Moreover, one must inquire whether the discretionary powers exercised by the Department of Tourism in allocating financial incentives to airlines without a demonstrable framework for performance monitoring constitute an impermissible deviation from principles of administrative propriety, and whether the existing grievance redressal channels—currently limited to informal dialogues between industry bodies and governmental agencies—are sufficiently robust to afford ordinary residents a meaningful avenue to contest decisions that materially affect the economic vitality of their communities, particularly when such decisions appear to be predicated upon opaque assessments of profitability rather than transparent public interest considerations.
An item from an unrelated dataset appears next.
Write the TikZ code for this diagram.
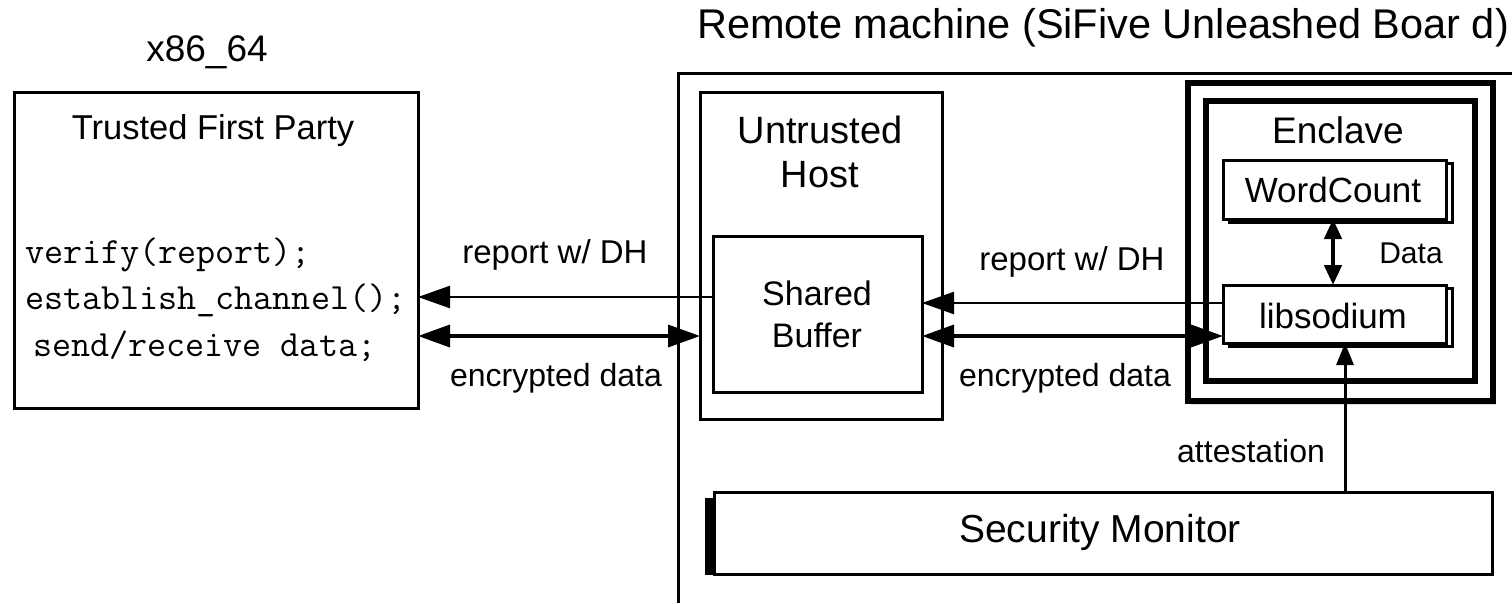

Finally, the broader policy ramifications invite scrutiny of the extent to which the State’s expenditure on airport expansion and ancillary infrastructure can be justified in the absence of assured air service continuity, prompting the question of whether the fiscal allocations earmarked for such capital projects have been subjected to a rigorous cost‑benefit analysis that duly incorporates the risk of service withdrawal, and whether the legislative oversight committees responsible for approving such expenditures have exercised the requisite diligence to ensure that public funds are not inadvertently rendered ineffective by a lack of enforceable service commitments, an issue that may well demand judicial interpretation to delineate the boundaries of governmental responsibility in safeguarding essential transport links for the advancement of the public good.